*Directions*: Transcribe the full listing exactly, and drop every picture.

*Recorded information*:
────────────────────
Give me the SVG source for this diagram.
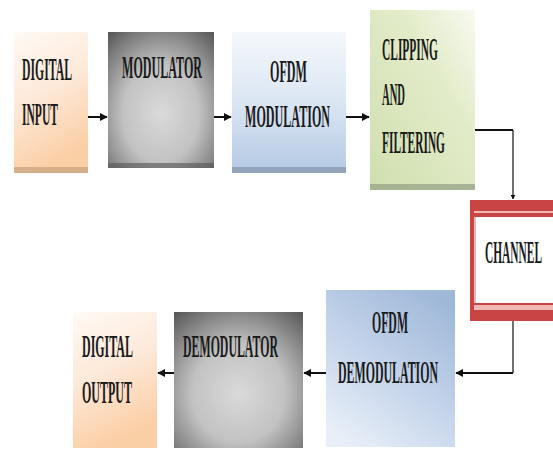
<svg xmlns="http://www.w3.org/2000/svg" width="553" height="450" viewBox="0 0 553 450">
<defs>
<linearGradient id="peach" x1="0" y1="0" x2="0.3" y2="1">
<stop offset="0" stop-color="#fffaf5"/><stop offset="0.5" stop-color="#fde9d9"/><stop offset="1" stop-color="#fbcfa6"/>
</linearGradient>
<radialGradient id="gray" cx="0.5" cy="0.6" r="0.8">
<stop offset="0" stop-color="#dadada"/><stop offset="0.45" stop-color="#c2c2c2"/><stop offset="1" stop-color="#505050"/>
</radialGradient>
<linearGradient id="blue" x1="0" y1="0" x2="0" y2="1">
<stop offset="0" stop-color="#f4f8fc"/><stop offset="0.5" stop-color="#dbe6f3"/><stop offset="1" stop-color="#b4c9e4"/>
</linearGradient>
<linearGradient id="blue2" x1="0.8" y1="0" x2="0.2" y2="1">
<stop offset="0" stop-color="#9fb8d8"/><stop offset="0.5" stop-color="#c3d3ea"/><stop offset="1" stop-color="#e8eff8"/>
</linearGradient>
<linearGradient id="green" x1="1" y1="0" x2="0" y2="1">
<stop offset="0" stop-color="#f8faf0"/><stop offset="0.35" stop-color="#e3ecca"/><stop offset="1" stop-color="#cfdfae"/>
</linearGradient>
<marker id="ah" viewBox="0 0 10 10" refX="9" refY="5" markerWidth="4" markerHeight="4" orient="auto" markerUnits="strokeWidth">
<path d="M0,0 L10,5 L0,10 z" fill="#111"/>
</marker>
<style>
.t{font-family:"Liberation Serif","Times New Roman",serif;font-size:31px;font-weight:bold;fill:#1a1a1a;}
.c{fill:none;stroke:#111;stroke-width:2;}
.cv{fill:none;stroke:#111;stroke-width:1.2;}
</style>
</defs>
<rect width="553" height="450" fill="#ffffff"/>

<g id="digital-input">
<rect x="14" y="32" width="74" height="141" fill="url(#peach)"/>
<rect x="14" y="167" width="74" height="6" fill="#c9a07c" opacity="0.7"/>
<text class="t" transform="translate(22,80) scale(0.375,1)" textLength="133.3" lengthAdjust="spacingAndGlyphs">DIGITAL</text>
<text class="t" transform="translate(22,125) scale(0.375,1)" textLength="96" lengthAdjust="spacingAndGlyphs">INPUT</text>
</g>

<g id="modulator">
<rect x="108" y="32" width="106" height="136" fill="url(#gray)"/>
<rect x="108" y="163" width="106" height="5" fill="#555" opacity="0.6"/>
<text class="t" transform="translate(122,78) scale(0.375,1)" textLength="213.3" lengthAdjust="spacingAndGlyphs">MODULATOR</text>
</g>

<g id="ofdm-modulation">
<rect x="232" y="32" width="114" height="141" fill="url(#blue)"/>
<rect x="232" y="167" width="114" height="6" fill="#8a9bb0" opacity="0.8"/>
<text class="t" transform="translate(270,82) scale(0.375,1)" textLength="98.7" lengthAdjust="spacingAndGlyphs">OFDM</text>
<text class="t" transform="translate(245,127) scale(0.375,1)" textLength="226.7" lengthAdjust="spacingAndGlyphs">MODULATION</text>
</g>

<g id="clipping-filtering">
<rect x="370" y="10" width="105" height="180" fill="url(#green)"/>
<rect x="370" y="184" width="105" height="6" fill="#9aa88a" opacity="0.8"/>
<text class="t" transform="translate(382,60) scale(0.375,1)" textLength="149.3" lengthAdjust="spacingAndGlyphs">CLIPPING</text>
<text class="t" transform="translate(382,105) scale(0.375,1)" textLength="61.3" lengthAdjust="spacingAndGlyphs">AND</text>
<text class="t" transform="translate(382,153) scale(0.375,1)" textLength="168" lengthAdjust="spacingAndGlyphs">FILTERING</text>
</g>

<g id="channel">
<rect x="470" y="200" width="90" height="121" fill="#c84543"/>
<rect x="474" y="211" width="86" height="99" fill="#f2b8b6"/>
<rect x="474" y="213" width="86" height="4" fill="#c84543"/>
<rect x="474" y="303" width="86" height="2" fill="#c84543"/>
<rect x="476" y="217" width="84" height="86" fill="#ffffff"/>
<text class="t" transform="translate(485,263) scale(0.375,1)" textLength="152" lengthAdjust="spacingAndGlyphs">CHANNEL</text>
</g>

<g id="ofdm-demodulation">
<rect x="326" y="290" width="129" height="157" fill="url(#blue2)"/>
<text class="t" transform="translate(372,333) scale(0.375,1)" textLength="96" lengthAdjust="spacingAndGlyphs">OFDM</text>
<text class="t" transform="translate(338,383) scale(0.375,1)" textLength="266.7" lengthAdjust="spacingAndGlyphs">DEMODULATION</text>
</g>

<g id="demodulator">
<rect x="174" y="312" width="129" height="136" fill="url(#gray)"/>
<text class="t" transform="translate(183,357) scale(0.375,1)" textLength="253.3" lengthAdjust="spacingAndGlyphs">DEMODULATOR</text>
</g>

<g id="digital-output">
<rect x="73" y="312" width="84" height="136" fill="url(#peach)"/>
<text class="t" transform="translate(82,357) scale(0.375,1)" textLength="136" lengthAdjust="spacingAndGlyphs">DIGITAL</text>
<text class="t" transform="translate(82,403) scale(0.375,1)" textLength="133.3" lengthAdjust="spacingAndGlyphs">OUTPUT</text>
</g>

<g id="connectors">
<line class="c" x1="88" y1="117" x2="107" y2="117" marker-end="url(#ah)"/>
<line class="c" x1="214" y1="117" x2="231" y2="117" marker-end="url(#ah)"/>
<line class="c" x1="346" y1="117" x2="369" y2="117" marker-end="url(#ah)"/>
<polyline class="c" points="475,130 513,130"/>
<polyline class="cv" points="513,130 513,199" marker-end="url(#ah)"/>
<polyline class="cv" points="513,321 513,373"/>
<polyline class="c" points="513,373 456,373" marker-end="url(#ah)"/>
<line class="c" x1="326" y1="373" x2="304" y2="373" marker-end="url(#ah)"/>
<line class="c" x1="174" y1="373" x2="158" y2="373" marker-end="url(#ah)"/>
</g>
</svg>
────────────────────
*Full solution*:
Give me the SVG source for this diagram.
<svg xmlns="http://www.w3.org/2000/svg" width="553" height="450" viewBox="0 0 553 450">
<defs>
<linearGradient id="peach" x1="0" y1="0" x2="0.3" y2="1">
<stop offset="0" stop-color="#fffaf5"/><stop offset="0.5" stop-color="#fde9d9"/><stop offset="1" stop-color="#fbcfa6"/>
</linearGradient>
<radialGradient id="gray" cx="0.5" cy="0.6" r="0.8">
<stop offset="0" stop-color="#dadada"/><stop offset="0.45" stop-color="#c2c2c2"/><stop offset="1" stop-color="#505050"/>
</radialGradient>
<linearGradient id="blue" x1="0" y1="0" x2="0" y2="1">
<stop offset="0" stop-color="#f4f8fc"/><stop offset="0.5" stop-color="#dbe6f3"/><stop offset="1" stop-color="#b4c9e4"/>
</linearGradient>
<linearGradient id="blue2" x1="0.8" y1="0" x2="0.2" y2="1">
<stop offset="0" stop-color="#9fb8d8"/><stop offset="0.5" stop-color="#c3d3ea"/><stop offset="1" stop-color="#e8eff8"/>
</linearGradient>
<linearGradient id="green" x1="1" y1="0" x2="0" y2="1">
<stop offset="0" stop-color="#f8faf0"/><stop offset="0.35" stop-color="#e3ecca"/><stop offset="1" stop-color="#cfdfae"/>
</linearGradient>
<marker id="ah" viewBox="0 0 10 10" refX="9" refY="5" markerWidth="4" markerHeight="4" orient="auto" markerUnits="strokeWidth">
<path d="M0,0 L10,5 L0,10 z" fill="#111"/>
</marker>
<style>
.t{font-family:"Liberation Serif","Times New Roman",serif;font-size:31px;font-weight:bold;fill:#1a1a1a;}
.c{fill:none;stroke:#111;stroke-width:2;}
.cv{fill:none;stroke:#111;stroke-width:1.2;}
</style>
</defs>
<rect width="553" height="450" fill="#ffffff"/>

<g id="digital-input">
<rect x="14" y="32" width="74" height="141" fill="url(#peach)"/>
<rect x="14" y="167" width="74" height="6" fill="#c9a07c" opacity="0.7"/>
<text class="t" transform="translate(22,80) scale(0.375,1)" textLength="133.3" lengthAdjust="spacingAndGlyphs">DIGITAL</text>
<text class="t" transform="translate(22,125) scale(0.375,1)" textLength="96" lengthAdjust="spacingAndGlyphs">INPUT</text>
</g>

<g id="modulator">
<rect x="108" y="32" width="106" height="136" fill="url(#gray)"/>
<rect x="108" y="163" width="106" height="5" fill="#555" opacity="0.6"/>
<text class="t" transform="translate(122,78) scale(0.375,1)" textLength="213.3" lengthAdjust="spacingAndGlyphs">MODULATOR</text>
</g>

<g id="ofdm-modulation">
<rect x="232" y="32" width="114" height="141" fill="url(#blue)"/>
<rect x="232" y="167" width="114" height="6" fill="#8a9bb0" opacity="0.8"/>
<text class="t" transform="translate(270,82) scale(0.375,1)" textLength="98.7" lengthAdjust="spacingAndGlyphs">OFDM</text>
<text class="t" transform="translate(245,127) scale(0.375,1)" textLength="226.7" lengthAdjust="spacingAndGlyphs">MODULATION</text>
</g>

<g id="clipping-filtering">
<rect x="370" y="10" width="105" height="180" fill="url(#green)"/>
<rect x="370" y="184" width="105" height="6" fill="#9aa88a" opacity="0.8"/>
<text class="t" transform="translate(382,60) scale(0.375,1)" textLength="149.3" lengthAdjust="spacingAndGlyphs">CLIPPING</text>
<text class="t" transform="translate(382,105) scale(0.375,1)" textLength="61.3" lengthAdjust="spacingAndGlyphs">AND</text>
<text class="t" transform="translate(382,153) scale(0.375,1)" textLength="168" lengthAdjust="spacingAndGlyphs">FILTERING</text>
</g>

<g id="channel">
<rect x="470" y="200" width="90" height="121" fill="#c84543"/>
<rect x="474" y="211" width="86" height="99" fill="#f2b8b6"/>
<rect x="474" y="213" width="86" height="4" fill="#c84543"/>
<rect x="474" y="303" width="86" height="2" fill="#c84543"/>
<rect x="476" y="217" width="84" height="86" fill="#ffffff"/>
<text class="t" transform="translate(485,263) scale(0.375,1)" textLength="152" lengthAdjust="spacingAndGlyphs">CHANNEL</text>
</g>

<g id="ofdm-demodulation">
<rect x="326" y="290" width="129" height="157" fill="url(#blue2)"/>
<text class="t" transform="translate(372,333) scale(0.375,1)" textLength="96" lengthAdjust="spacingAndGlyphs">OFDM</text>
<text class="t" transform="translate(338,383) scale(0.375,1)" textLength="266.7" lengthAdjust="spacingAndGlyphs">DEMODULATION</text>
</g>

<g id="demodulator">
<rect x="174" y="312" width="129" height="136" fill="url(#gray)"/>
<text class="t" transform="translate(183,357) scale(0.375,1)" textLength="253.3" lengthAdjust="spacingAndGlyphs">DEMODULATOR</text>
</g>

<g id="digital-output">
<rect x="73" y="312" width="84" height="136" fill="url(#peach)"/>
<text class="t" transform="translate(82,357) scale(0.375,1)" textLength="136" lengthAdjust="spacingAndGlyphs">DIGITAL</text>
<text class="t" transform="translate(82,403) scale(0.375,1)" textLength="133.3" lengthAdjust="spacingAndGlyphs">OUTPUT</text>
</g>

<g id="connectors">
<line class="c" x1="88" y1="117" x2="107" y2="117" marker-end="url(#ah)"/>
<line class="c" x1="214" y1="117" x2="231" y2="117" marker-end="url(#ah)"/>
<line class="c" x1="346" y1="117" x2="369" y2="117" marker-end="url(#ah)"/>
<polyline class="c" points="475,130 513,130"/>
<polyline class="cv" points="513,130 513,199" marker-end="url(#ah)"/>
<polyline class="cv" points="513,321 513,373"/>
<polyline class="c" points="513,373 456,373" marker-end="url(#ah)"/>
<line class="c" x1="326" y1="373" x2="304" y2="373" marker-end="url(#ah)"/>
<line class="c" x1="174" y1="373" x2="158" y2="373" marker-end="url(#ah)"/>
</g>
</svg>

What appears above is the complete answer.